Key to choosing a CEO? The name matters

29 Sep 2022

 

If a firm is looking for a leader with an unconventional business approach, it should choose a CEO with an uncommon name. That’s the message from a study co-authored by a HKBU scholar that examined data on CEOs’ given names and 1,172 public firms in the U.S. over a 19-year period.

In the study “Being extraordinary: How CEOs’ uncommon names explain strategic distinctiveness”, which was published in the Strategic Management Journal, the researchers found that CEOs with uncommon names tend to pursue more unique strategies than their peers.

Dr Yungu Kang, Assistant Professor of the Department of Management, who co-authored the paper, says: “CEOs with uncommon names are likely to develop a conception of being different from others, and they express their distinctiveness by adopting strategies that deviate from industry norms.”

The influence of having an uncommon name

Although research has shown how organisational outcomes are associated with the characteristics of top executives, including their personalities, values, experience and demographics, relatively little work has examined CEOs’ names.

A person’s name influences their sense of identity, personality development, cognition and behaviour, according to Dr Kang and his associates. Having an unusual name may reduce a person’s self-esteem, but the situation can improve once people get to know the individual, and now uncommon names are often associated with creativity and popularity.

While the rarity of an individual’s name can influence how others view that person, Dr Kang and the other researchers asked, do the names of a firm’s senior executives shape its business strategy, and if so, how?

To find out the link between CEOs’ uncommon names and businesses’ strategic distinctiveness, the research team integrated the findings of psychological studies on uncommon names and the concept of the relational self, which reflects a person’s self-conception when relating to others, into their paper. Using data from 1998 to 2016, the researchers analysed 1,172 firms’ strategic distinctiveness based on six dimensions which are typically influenced by their CEOs, including advertising expense, inventories/sales, plant and equipment newness, research and development expense, capital expenditure and financial leverage.

The researchers then looked at the commonness of CEOs’ given names by calculating the frequency of their appearance in the U.S. Social Security Administration’s national data between 1880 and 2016. The team also took into account other influencing factors, such as CEO confidence based on how the leaders exercised their stock options, as well as the capacity of the environment to support business growth. Another moderating factor was the CEOs’ power, which was measured by using several indicators including whether the CEOs also served as board chair, how long they had in office relative to their directors and how much company stock they held.

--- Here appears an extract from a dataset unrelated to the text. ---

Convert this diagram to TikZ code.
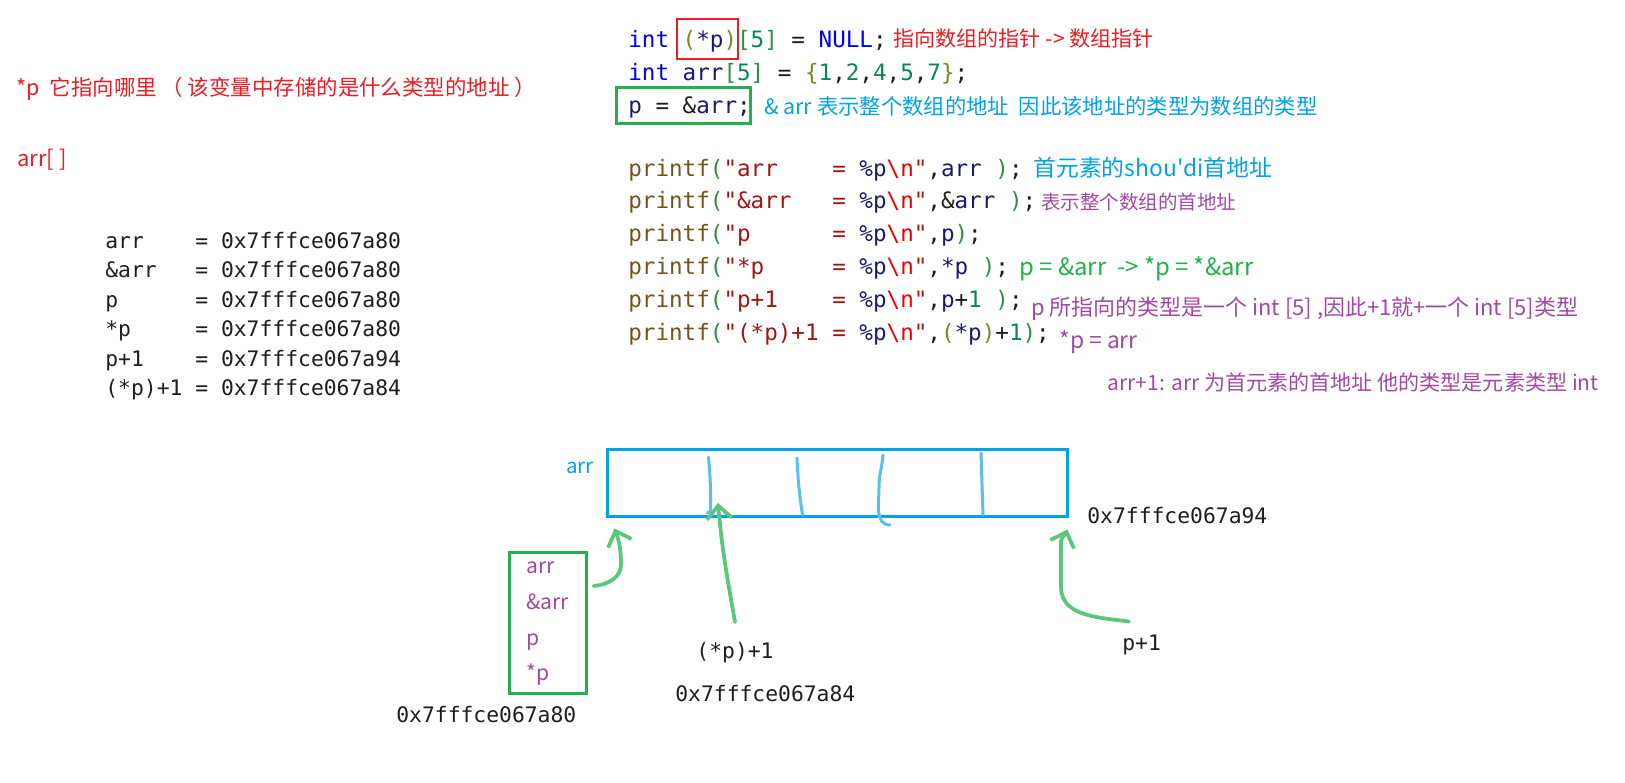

The results showed that the more uncommon a CEO’s name, the greater the firm’s strategic distinctiveness. “CEOs who have uncommon names are motivated to differentiate themselves from other CEOs, and one way of doing so is to pursue more distinctive business strategies,” says Dr Kang. “They also appear to be more open to trying new things, and they are more willing to challenge the status quo when they are more confident, more powerful or operate in a growing business environment.”

New insights into understanding strategic decisions

The study’s findings offer useful insights into strategic leadership research. By identifying the commonness of names as an important characteristic of top executives, the research opens the door for further studies that examine how CEOs’ self-conceptions in relation to their peers can affect their decision-making.

“As CEOs with uncommon names tend to pursue distinctive strategies, boards that are seeking to enhance the distinctiveness of their firms may want to appoint a CEO with an uncommon name,” Dr Kang says.

He adds that the research findings can also help stakeholders analyse or predict a company’s strategies. “Top executives and employees can expect a higher likelihood of implementing distinctive strategies when their CEO has an uncommon name, while competitors can also expect that such a rival firm is more likely to engage in unconventional moves.”

While firms may add “name commonness” to their selection criteria when deciding between a leader who is keen to set a new direction or a CEO who is happy to stay the course, parents may consider how they should name their children to help them climb the corporate ladder!